In retrospect, Holl claims to be grateful for that extended professional drought. For one thing, it taught him to be patient. “Having a hard time is absolutely necessary. It gives you the strength to just blink and move on when a project gets canceled.” Even now, he says, only about one in every 30 projects he designs gets built. “You really have to love the work for what it is.” When he did get a small project, he had the leisure to fuss over every light fixture and door handle, until each little house or apartment became a perfect microcosm of his aesthetic.

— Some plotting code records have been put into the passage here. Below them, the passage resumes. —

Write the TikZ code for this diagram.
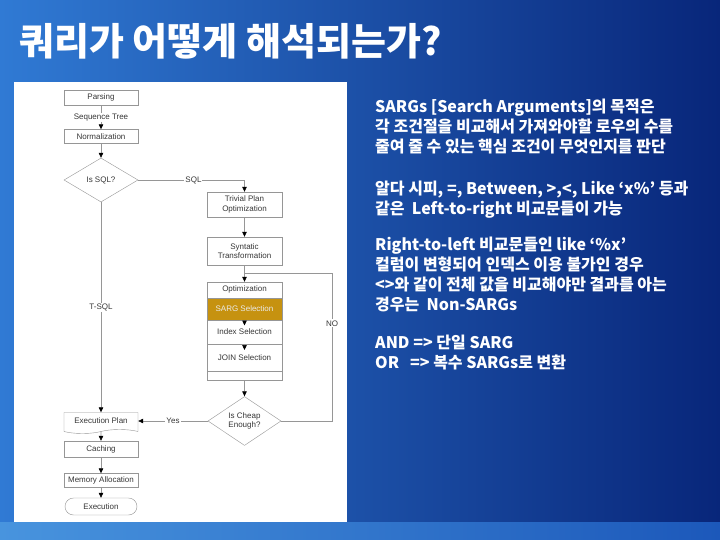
\documentclass[tikz,border=0pt]{standalone}
\usepackage{fontspec}
\newfontfamily\flowfont{Liberation Sans}
\newfontfamily\krfont{Noto Sans CJK KR}
\usetikzlibrary{positioning,shapes.geometric,shapes.symbols,shapes.misc,arrows.meta}

\definecolor{bgleft}{RGB}{48,122,212}
\definecolor{bgright}{RGB}{8,38,122}
\definecolor{stripleft}{RGB}{72,148,222}
\definecolor{stripright}{RGB}{28,88,186}
\definecolor{flowgray}{RGB}{150,150,150}
\definecolor{flowtext}{RGB}{55,55,55}
\definecolor{sarggold}{RGB}{198,146,16}

\tikzset{
  flowbox/.style={draw=flowgray,fill=white,minimum width=74pt,minimum height=15pt,
    inner sep=1pt,align=center,text=flowtext,font=\flowfont\fontsize{8}{9.5}\selectfont},
  flowdia/.style={flowbox,diamond,minimum width=74pt,minimum height=44pt,inner sep=0pt},
  flowdoc/.style={flowbox,tape,tape bend top=none,tape bend height=4pt},
  flowlbl/.style={fill=white,inner sep=1pt,text=flowtext,font=\flowfont\fontsize{8}{9.5}\selectfont},
  flowline/.style={draw=flowgray,line width=0.6pt},
  flowarr/.style={flowline,-{Triangle[length=5pt,width=4.5pt,color=black]}},
  krtxt/.style={inner sep=0pt,text=white,align=left,font=\krfont\bfseries\fontsize{16}{20}\selectfont}
}

\begin{document}
\begin{tikzpicture}[x=1pt,y=-1pt]
  % slide background
  \shade[left color=bgleft,right color=bgright] (0,0) rectangle (720,540);
  \shade[left color=stripleft,right color=stripright] (0,522) rectangle (720,540);
  \useasboundingbox (0,0) rectangle (720,540);

  % title
  \node[anchor=west,inner sep=0pt,text=white,font=\krfont\bfseries\fontsize{38}{38}\selectfont]
    (title) at (19,41) {쿼리가 어떻게 해석되는가?};

  % white panel
  \fill[white] (14,82) rectangle (347,522);

  % flow chart
  \node[flowbox] (parse) at (101,97.5) {Parsing};
  \node[flowbox,minimum height=14pt] (norm) at (101,136.5) {Normalization};
  \node[flowdia] (issql) at (101,180) {Is SQL?};
  \node[flowbox,minimum width=75pt,minimum height=25pt] (trivial) at (244.5,204.5)
    {Trivial Plan\\Optimization};
  \node[flowbox,minimum width=75pt,minimum height=28pt] (syntatic) at (244.5,251)
    {Syntatic\\Transformation};
  \node[flowbox,minimum width=75pt,minimum height=98pt] (optbox) at (244.5,331) {};
  \node[flowlbl] (optlbl) at (244.5,289.5) {Optimization};
  \node[flowbox,fill=sarggold,text=white!92!black,minimum width=75pt,minimum height=22pt]
    (sarg) at (244.5,309) {SARG Selection};
  \node[flowbox,minimum width=75pt,minimum height=24pt] (index) at (244.5,332)
    {Index Selection};
  \node[flowbox,minimum width=75pt,minimum height=27pt] (join) at (244.5,357.5)
    {JOIN Selection};
  \node[flowdia,minimum width=73pt] (cheap) at (244.5,421) {Is Cheap\\Enough?};
  \node[flowdoc,minimum height=21pt] (plan) at (101,421) {Execution Plan};
  \node[flowbox,minimum height=16pt] (cache) at (101,449) {Caching};
  \node[flowbox,minimum height=14pt] (memory) at (101,480.5) {Memory Allocation};
  \node[flowbox,rounded rectangle,minimum height=17pt] (exec) at (101,506.5) {Execution};

  \coordinate (nojoin) at (244.5,273);
  \coordinate (nocorner) at (332,273);

  \draw[flowarr] (parse) -- node[flowlbl]{Sequence Tree} (norm);
  \draw[flowarr] (norm) -- (issql);
  \draw[flowarr] (issql.east) -| node[flowlbl,pos=0.26]{SQL} (trivial.north);
  \draw[flowarr] (issql.south) -- node[flowlbl]{T-SQL} (plan.north);
  \draw[flowarr] (trivial) -- (syntatic);
  \draw[flowarr] (syntatic) -- (optbox);
  \draw[flowarr,shorten >=6.5pt] (sarg.south) -- (index.center);
  \draw[flowarr,shorten >=7.5pt] (index.south) -- (join.center);
  \draw[flowarr] (optbox) -- (cheap);
  \draw[flowarr] (cheap.west) -- node[flowlbl]{Yes} (plan.east);
  \draw[flowline] (cheap.east) -| node[flowlbl,pos=0.83]{NO} (nocorner) -- (nojoin);
  \draw[flowarr] (plan) -- (cache);
  \draw[flowarr] (cache) -- (memory);
  \draw[flowarr] (memory) -- (exec);

  % notes on the right
  \node[krtxt,anchor=north west] (p1) at (375,99)
    {SARGs [Search Arguments]의 목적은\\
     각 조건절을 비교해서 가져와야할 로우의 수를\\
     줄여 줄 수 있는 핵심 조건이 무엇인지를 판단};
  \node[krtxt,below right=26pt and 0pt of p1.south west] (p2)
    {알다 시피, =, Between, >,<, Like ‘x\%’ 등과\\
     같은~ Left-to-right 비교문들이 가능};
  \node[krtxt,below right=19pt and 0pt of p2.south west] (p3)
    {Right-to-left 비교문들인 like ‘\%x’\\
     컬럼이 변형되어 인덱스 이용 불가인 경우\\
     <>와 같이 전체 값을 비교해야만 결과를 아는\\
     경우는~ Non-SARGs};
  \node[krtxt,below right=22pt and 0pt of p3.south west] (p4)
    {AND => 단일 SARG\\
     OR~~ => 복수 SARGs로 변환};
\end{tikzpicture}
\end{document}
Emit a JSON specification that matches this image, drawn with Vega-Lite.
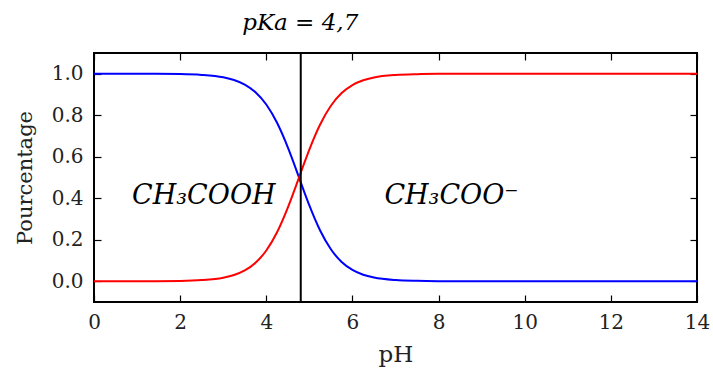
{
  "$schema": "https://vega.github.io/schema/vega-lite/v6.json",
  "autosize": "none",
  "width": 603,
  "height": 249,
  "padding": {"left": 94, "top": 53, "right": 16, "bottom": 70},
  "background": "white",
  "config": {
    "view": {"stroke": "black", "strokeWidth": 2},
    "axis": {
      "grid": false,
      "domain": false,
      "labelFlush": false,
      "tickColor": "black",
      "tickWidth": 1.2,
      "tickSize": -7,
      "labelFont": "DejaVu Serif",
      "labelFontSize": 20,
      "labelColor": "#222",
      "titleFont": "DejaVu Serif",
      "titleFontWeight": "normal",
      "titleColor": "#222"
    }
  },
  "title": {
    "text": "pKa = 4,7",
    "font": "DejaVu Serif",
    "fontStyle": "italic",
    "fontWeight": "normal",
    "fontSize": 23,
    "anchor": "start",
    "dx": 228,
    "offset": 17,
    "color": "black"
  },
  "datasets": {
    "curves": [
      {"pH": 0, "frac": 1.0, "species": "CH3COOH"},
      {"pH": 1, "frac": 0.99983, "species": "CH3COOH"},
      {"pH": 2, "frac": 0.99827, "species": "CH3COOH"},
      {"pH": 2.5, "frac": 0.99453, "species": "CH3COOH"},
      {"pH": 3, "frac": 0.98292, "species": "CH3COOH"},
      {"pH": 3.25, "frac": 0.97003, "species": "CH3COOH"},
      {"pH": 3.5, "frac": 0.94791, "species": "CH3COOH"},
      {"pH": 3.75, "frac": 0.91097, "species": "CH3COOH"},
      {"pH": 4, "frac": 0.85196, "species": "CH3COOH"},
      {"pH": 4.25, "frac": 0.76392, "species": "CH3COOH"},
      {"pH": 4.5, "frac": 0.64535, "species": "CH3COOH"},
      {"pH": 4.6, "frac": 0.59107, "species": "CH3COOH"},
      {"pH": 4.7, "frac": 0.53449, "species": "CH3COOH"},
      {"pH": 4.76, "frac": 0.5, "species": "CH3COOH"},
      {"pH": 4.8, "frac": 0.47699, "species": "CH3COOH"},
      {"pH": 4.9, "frac": 0.4201, "species": "CH3COOH"},
      {"pH": 5, "frac": 0.36526, "species": "CH3COOH"},
      {"pH": 5.25, "frac": 0.24448, "species": "CH3COOH"},
      {"pH": 5.5, "frac": 0.15395, "species": "CH3COOH"},
      {"pH": 5.75, "frac": 0.09283, "species": "CH3COOH"},
      {"pH": 6, "frac": 0.05442, "species": "CH3COOH"},
      {"pH": 6.25, "frac": 0.03134, "species": "CH3COOH"},
      {"pH": 6.5, "frac": 0.01787, "species": "CH3COOH"},
      {"pH": 7, "frac": 0.00572, "species": "CH3COOH"},
      {"pH": 7.5, "frac": 0.00182, "species": "CH3COOH"},
      {"pH": 8, "frac": 0.00058, "species": "CH3COOH"},
      {"pH": 9, "frac": 0.00006, "species": "CH3COOH"},
      {"pH": 10, "frac": 0.00001, "species": "CH3COOH"},
      {"pH": 12, "frac": 0.0, "species": "CH3COOH"},
      {"pH": 14, "frac": 0.0, "species": "CH3COOH"},
      {"pH": 0, "frac": 0.0, "species": "CH3COO-"},
      {"pH": 1, "frac": 0.00017, "species": "CH3COO-"},
      {"pH": 2, "frac": 0.00173, "species": "CH3COO-"},
      {"pH": 2.5, "frac": 0.00547, "species": "CH3COO-"},
      {"pH": 3, "frac": 0.01708, "species": "CH3COO-"},
      {"pH": 3.25, "frac": 0.02997, "species": "CH3COO-"},
      {"pH": 3.5, "frac": 0.05209, "species": "CH3COO-"},
      {"pH": 3.75, "frac": 0.08903, "species": "CH3COO-"},
      {"pH": 4, "frac": 0.14804, "species": "CH3COO-"},
      {"pH": 4.25, "frac": 0.23608, "species": "CH3COO-"},
      {"pH": 4.5, "frac": 0.35465, "species": "CH3COO-"},
      {"pH": 4.6, "frac": 0.40893, "species": "CH3COO-"},
      {"pH": 4.7, "frac": 0.46551, "species": "CH3COO-"},
      {"pH": 4.76, "frac": 0.5, "species": "CH3COO-"},
      {"pH": 4.8, "frac": 0.52301, "species": "CH3COO-"},
      {"pH": 4.9, "frac": 0.5799, "species": "CH3COO-"},
      {"pH": 5, "frac": 0.63474, "species": "CH3COO-"},
      {"pH": 5.25, "frac": 0.75552, "species": "CH3COO-"},
      {"pH": 5.5, "frac": 0.84605, "species": "CH3COO-"},
      {"pH": 5.75, "frac": 0.90717, "species": "CH3COO-"},
      {"pH": 6, "frac": 0.94558, "species": "CH3COO-"},
      {"pH": 6.25, "frac": 0.96866, "species": "CH3COO-"},
      {"pH": 6.5, "frac": 0.98213, "species": "CH3COO-"},
      {"pH": 7, "frac": 0.99428, "species": "CH3COO-"},
      {"pH": 7.5, "frac": 0.99818, "species": "CH3COO-"},
      {"pH": 8, "frac": 0.99942, "species": "CH3COO-"},
      {"pH": 9, "frac": 0.99994, "species": "CH3COO-"},
      {"pH": 10, "frac": 0.99999, "species": "CH3COO-"},
      {"pH": 12, "frac": 1.0, "species": "CH3COO-"},
      {"pH": 14, "frac": 1.0, "species": "CH3COO-"}
    ],
    "pka": [{"pH": 4.8}],
    "labels": [
      {"pH": 2.55, "frac": 0.41, "label": "CH₃COOH"},
      {"pH": 8.3, "frac": 0.41, "label": "CH₃COO⁻"}
    ]
  },
  "resolve": {"axis": {"x": "independent", "y": "independent"}},
  "layer": [
    {
      "data": {"name": "curves"},
      "mark": {"type": "line", "strokeWidth": 2, "interpolate": "monotone", "clip": true},
      "encoding": {
        "x": {
          "field": "pH", "type": "quantitative",
          "scale": {"domain": [0, 14], "nice": false, "zero": false},
          "axis": {"orient": "bottom", "values": [0, 2, 4, 6, 8, 10, 12, 14], "title": "pH", "titleFontSize": 23, "labelPadding": 17, "titlePadding": 11, "format": "d"}
        },
        "y": {
          "field": "frac", "type": "quantitative",
          "scale": {"domain": [-0.1, 1.1], "nice": false, "zero": false},
          "axis": {"orient": "left", "values": [0, 0.2, 0.4, 0.6, 0.8, 1.0], "format": ".1f", "title": "Pourcentage", "titleFontSize": 21, "labelPadding": 18, "titlePadding": 16}
        },
        "color": {
          "field": "species", "type": "nominal",
          "scale": {"domain": ["CH3COOH", "CH3COO-"], "range": ["#0000ff", "#ff0000"]},
          "legend": null
        }
      }
    },
    {
      "data": {"name": "pka"},
      "mark": {"type": "rule", "color": "black", "strokeWidth": 2},
      "encoding": {
        "x": {
          "field": "pH", "type": "quantitative",
          "axis": {"orient": "top", "values": [0, 2, 4, 6, 8, 10, 12, 14], "labels": false, "title": null}
        }
      }
    },
    {
      "data": {"name": "labels"},
      "mark": {"type": "text", "font": "DejaVu Serif", "fontStyle": "italic", "fontSize": 27, "color": "black"},
      "encoding": {
        "x": {"field": "pH", "type": "quantitative", "axis": null},
        "y": {
          "field": "frac", "type": "quantitative",
          "axis": {"orient": "right", "values": [0, 0.2, 0.4, 0.6, 0.8, 1.0], "labels": false, "title": null}
        },
        "text": {"field": "label"}
      }
    }
  ]
}
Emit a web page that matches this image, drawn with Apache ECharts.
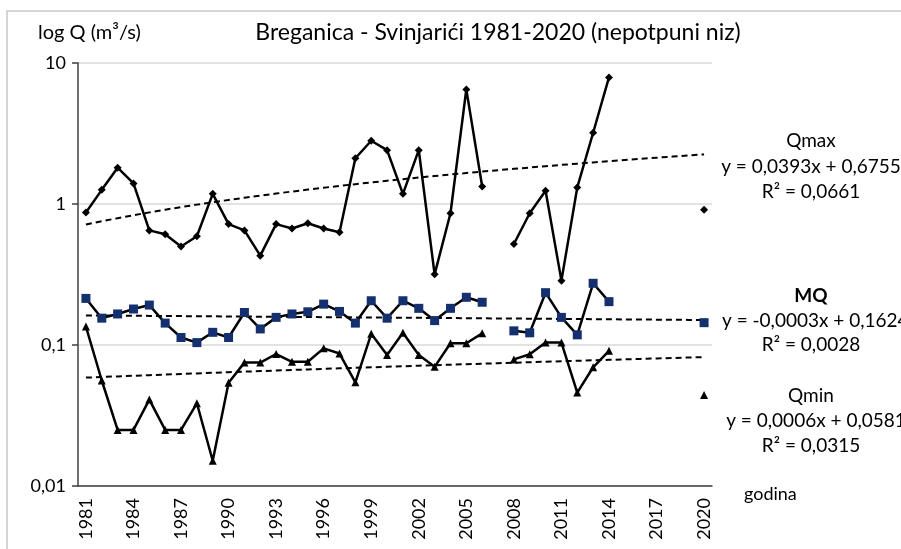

Holl also cultivated the unrealistic—but ultimately useful—self-assurance of an artist who had never become accustomed to pleasing clients, because he hardly had any. Finally, in the late 1980s, a Dallas couple that had seen Holl’s work in an exhibition at the Museum of Modern Art asked him to design their house and gave him the instruction that every architect longs to hear: Do whatever you want. What Holl wanted was a different site. “On my first visit, I said, ‘That site’s too tight. You’re going to have to put the swimming pool on the roof.’ Next morning, she took me around, and I said, ‘There: Tear that house down and it will be a great site.’ And that’s what they did. That’s an ideal client.”
The Stretto House, as Holl called the Dallas home, is a spectacularly detailed and intricate work based on a classic of modern music, Béla Bartók’s Music for Strings, Percussion, and Celesta, in ways that could be evident only to scholars equally comfortable in architecture and in music. By the time he hit maturity as a practical architect, he had been teaching for nearly 20 years and refined an approach that hunted for specific, discoverable meaning in each design. Many architects attach verbal labels to visual ideas, but in Holl’s case, pithy, sometimes mystifying titles such as “Sliced Porosity Block” or “Horizontal Skyscraper” have a precise task: to unify disparate elements, resolve contradictions, seduce clients, and generate distinct spatial experiences.
Those ideas can hit him immediately on his first visit to a site, or else they get collectively squeezed out of meeting after laborious meeting. Either way, Holl distills the idea into a sketch that is a combination of seed, marketing tool, and artifact. He has amassed more than 10,000 of these bejeweled pages, a record of intellectual ferment preserved in a format that can never become obsolete.
“The watercolor informs the logic of the design at the level of fantasy,” says the architectural historian and critic Kenneth Frampton, Assoc. AIA, a longtime champion of Holl’s. “It’s a very oblique approach, but his charismatic enthusiasm can carry things forward. He has enormous charm.”